Un problème courant est d’éviter que le vent n’excite la fréquence de résonance des structures. Celle-ci est fonction de la masse et de la rigidité. Plus une structure est massive et plus la fréquence est basse, plus elle est rigide et plus sa fréquence est haute. Pour éviter une résonance gênante on peut jouer sur la fréquence ou installer des dispositifs d’amortissement.
Une première cause de vibration est la formation de tourbillons dus à la turbulence qui se détachent de la structure périodiquement en provoquant des motifs appelés allée de tourbillons de Karman. Ce phénomène, qui ne se produit que pour certains Reynolds, excite la structure à une certaine fréquence.
C'est ce  phénomène qui a entrainé la destruction des tours de refroidissement d’une centrale à charbon à Feyribridge ( GB) en 1968.
Si on veut le simuler sur une maquette c’est le nombre de Strouhal qu’il faut respecter dans la similitude, soit fcL/V ou fc est la fréquence d’émission des tourbillons, L la longueur caractéristique et V la vitesse. Comme ce nombre est généralement constant il faut s'attendre à ce qu’une maquette à l’échelle 1/N vibre a une fréquence N fois plus élevée que la réalité. De même si on veut étudier le régime d’excitation forcée il faut utiliser une fréquence N fois supérieure à celle visée.

L’autre phénomène, sensible en particulier pour les ponts suspendus, est celui du flottement.

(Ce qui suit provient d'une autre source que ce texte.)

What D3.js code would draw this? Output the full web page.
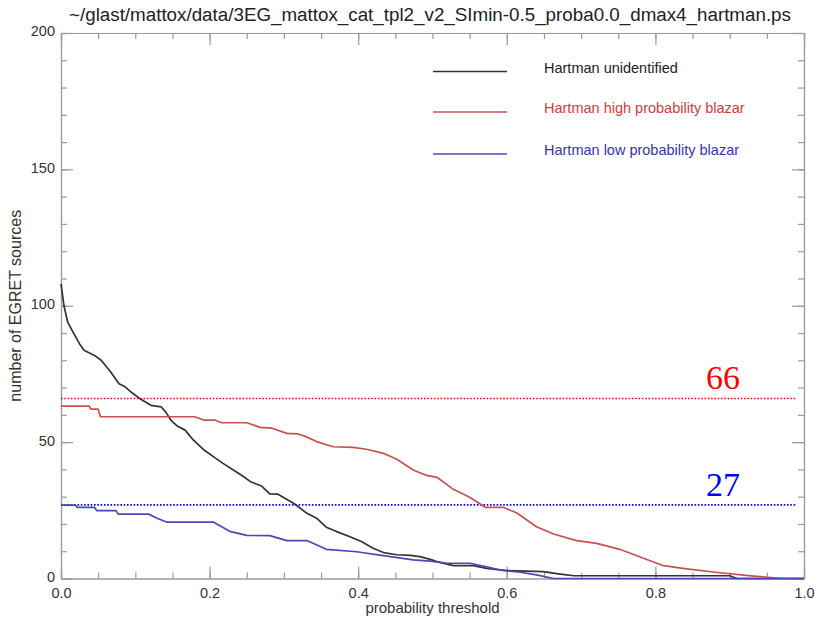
<!DOCTYPE html>
<html>
<head>
<meta charset="utf-8">
<script src="https://cdn.jsdelivr.net/npm/d3@7"></script>
<style>
  html, body { margin: 0; padding: 0; background: #fff; }
  svg { display: block; }
  text { font-family: "Liberation Sans", Arial, Helvetica, sans-serif; }
</style>
</head>
<body>
<svg id="chart" width="815" height="619"></svg>
<script>
// ---------- data ----------
const titleText = "~/glast/mattox/data/3EG_mattox_cat_tpl2_v2_SImin-0.5_proba0.0_dmax4_hartman.ps";
const xLabel = "probability threshold";
const yLabel = "number of EGRET sources";
const xTicks = [0.0, 0.2, 0.4, 0.6, 0.8, 1.0];
const yTicks = [0, 50, 100, 150, 200];
const seriesNames = ["Hartman unidentified", "Hartman high probability blazar", "Hartman low probability blazar"];

// [probability threshold, number of sources]
const unidentified = [
  [0.000,108],[0.004,100],[0.009,94],[0.016,90.4],[0.025,86],[0.031,83.7],[0.045,81.8],
  [0.054,80],[0.067,75.7],[0.078,71.4],[0.085,70.5],[0.096,68],[0.108,65.6],[0.121,63.5],
  [0.135,62.9],[0.141,61],[0.148,58],[0.157,55.8],[0.167,54.4],[0.178,50.8],[0.193,47],
  [0.206,44.5],[0.218,42.2],[0.232,39.8],[0.245,37.5],[0.255,35.5],[0.270,33.9],[0.281,31],
  [0.292,30.9],[0.313,27.6],[0.331,23.9],[0.344,22.1],[0.357,18.8],[0.371,17.2],[0.389,15.3],
  [0.405,13.5],[0.420,11.1],[0.434,9.5],[0.452,8.7],[0.470,8.5],[0.483,8.0],[0.497,7.0],
  [0.506,6.2],[0.528,4.7],[0.555,4.7],[0.573,3.7],[0.600,2.9],[0.649,2.5],[0.672,1.6],
  [0.690,1],[0.900,1],[0.910,0],[1.000,0]
];
const highProb = [
  [0.000,63.2],[0.038,63.2],[0.040,62.1],[0.050,62.1],[0.053,59.3],[0.180,59.3],[0.192,58.1],
  [0.207,58.1],[0.216,57.1],[0.250,57.1],[0.268,55.4],[0.284,55.1],[0.304,53.2],[0.319,53.0],
  [0.328,52.2],[0.344,50.2],[0.366,48.3],[0.393,48.1],[0.411,47.4],[0.434,45.9],[0.452,43.7],
  [0.474,39.8],[0.483,38.8],[0.492,37.8],[0.506,37.1],[0.528,32.7],[0.550,29.8],[0.571,26.1],
  [0.595,26.1],[0.613,24.1],[0.640,19.0],[0.663,16.3],[0.694,13.9],[0.721,12.9],[0.752,10.7],
  [0.784,7.4],[0.811,4.7],[0.842,3.5],[0.887,2.1],[0.932,0.9],[0.968,0.1],[1.000,0]
];
const lowProb = [
  [0.000,26.9],[0.019,26.9],[0.022,26.1],[0.045,26.1],[0.048,24.9],[0.074,24.9],[0.077,23.6],
  [0.118,23.6],[0.130,22],[0.142,20.7],[0.205,20.7],[0.227,17.3],[0.250,15.8],[0.281,15.7],
  [0.304,13.9],[0.331,13.9],[0.357,10.7],[0.398,9.8],[0.429,8.6],[0.474,6.8],[0.497,6.4],
  [0.519,5.6],[0.550,5.6],[0.573,4.3],[0.591,3.1],[0.618,2.3],[0.640,1.3],[0.663,0],[1.000,0]
];
const refValues = [66, 27];
const refLabels = ["66", "27"];

// ---------- styles ----------
const lineColors = ["#333333", "#c85050", "#4848b8"];
const legendTextColors = ["#222222", "#d03c3c", "#3434b0"];
const refColors = ["#ff0000", "#0000ff"];
const axisColor = "#9a9a9a";
const labelColor = "#333333";

const L = 61, R = 804, T = 33, B = 578.5;
const svg = d3.select("#chart");

const x = d3.scaleLinear().domain([0, 1]).range([L, R]);
const y = d3.scaleLinear().domain([0, 200]).range([B, T]);

// ---------- axes (IDL style, ticks inward on all four sides) ----------
const majorLen = 12, minorLen = 6;
const xMinor = d3.range(0, 1.0001, 0.05).map(v => +v.toFixed(2));
const yMinor = d3.range(0, 201, 10);

function axisG(axisFn, tx, ty) {
  const g = svg.append("g").attr("transform", `translate(${tx},${ty})`).call(axisFn);
  g.selectAll("path, line").attr("stroke", axisColor).attr("stroke-width", 1.2);
  g.selectAll("text").attr("fill", labelColor).style("font-size", "14.5px")
    .style("font-family", '"Liberation Sans", Arial, sans-serif');
  return g;
}
// bottom
axisG(d3.axisBottom(x).tickValues(xMinor).tickSize(-minorLen).tickSizeOuter(0).tickFormat(""), 0, B);
axisG(d3.axisBottom(x).tickValues(xTicks).tickSize(-majorLen).tickSizeOuter(0).tickPadding(9)
  .tickFormat(d3.format(".1f")), 0, B);
// top
axisG(d3.axisTop(x).tickValues(xMinor).tickSize(-minorLen).tickSizeOuter(0).tickFormat(""), 0, T);
axisG(d3.axisTop(x).tickValues(xTicks).tickSize(-majorLen).tickSizeOuter(0).tickFormat(""), 0, T);
// left
axisG(d3.axisLeft(y).tickValues(yMinor).tickSize(-minorLen).tickSizeOuter(0).tickFormat(""), L, 0);
const yAx = axisG(d3.axisLeft(y).tickValues(yTicks).tickSize(-majorLen).tickSizeOuter(0).tickPadding(6)
  .tickFormat(d3.format("d")), L, 0);
yAx.selectAll("text").attr("dy", "0.2em");
// right
axisG(d3.axisRight(y).tickValues(yMinor).tickSize(-minorLen).tickSizeOuter(0).tickFormat(""), R, 0);
axisG(d3.axisRight(y).tickValues(yTicks).tickSize(-majorLen).tickSizeOuter(0).tickFormat(""), R, 0);

// ---------- title and axis titles ----------
svg.append("text").attr("x", 430).attr("y", 21).attr("text-anchor", "middle")
  .attr("fill", "#222").style("font-size", "18.8px").text(titleText);
svg.append("text").attr("x", (L + R) / 2).attr("y", 613).attr("text-anchor", "middle")
  .attr("fill", labelColor).style("font-size", "15px").text(xLabel);
svg.append("text").attr("transform", `translate(21,${(T + B) / 2}) rotate(-90)`)
  .attr("text-anchor", "middle").attr("fill", labelColor).style("font-size", "16px").text(yLabel);

// ---------- reference dotted lines + labels ----------
refValues.forEach((v, i) => {
  svg.append("line").attr("x1", x(0)).attr("x2", x(0.99)).attr("y1", y(v)).attr("y2", y(v))
    .attr("stroke", refColors[i]).attr("stroke-width", 1.6).attr("stroke-dasharray", "1.6,1.7");
  svg.append("text").attr("x", x(0.868)).attr("y", y(v) - 9)
    .attr("fill", refColors[i]).style("font-family", '"Liberation Serif", "Times New Roman", serif')
    .style("font-size", "34px").text(refLabels[i]);
});

// ---------- series ----------
const line = d3.line().x(d => x(d[0])).y(d => y(d[1]));
[unidentified, highProb, lowProb].forEach((s, i) => {
  svg.append("path").datum(s).attr("d", line).attr("fill", "none")
    .attr("stroke", lineColors[i]).attr("stroke-width", 1.7).attr("stroke-linejoin", "round");
});

// ---------- legend ----------
const legendY = [71.5, 112, 154];
seriesNames.forEach((name, i) => {
  svg.append("line").attr("x1", 433).attr("x2", 507).attr("y1", legendY[i]).attr("y2", legendY[i])
    .attr("stroke", lineColors[i]).attr("stroke-width", 1.5);
  svg.append("text").attr("x", 544).attr("y", legendY[i] + 1).attr("fill", legendTextColors[i])
    .style("font-size", "14.5px").text(name);
});
</script>
</body>
</html>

Le vent peut soulever le tablier en l’inclinant ce qui créé un couple de torsion antagoniste et augmente la portance jusqu’au décrochage au delà d’un certain angle. Le tablier prend alors un mouvement contraire et une oscillation se créée. Pour éviter le flottement il faut un tablier le plus rigide et le plus fin possible. On peut aussi profiler les cotés du pont, disposer des amortisseurs ou … élargir le tablier.
La destruction par le vent la plus célèbre est celle du pont de Tacoma en 1940.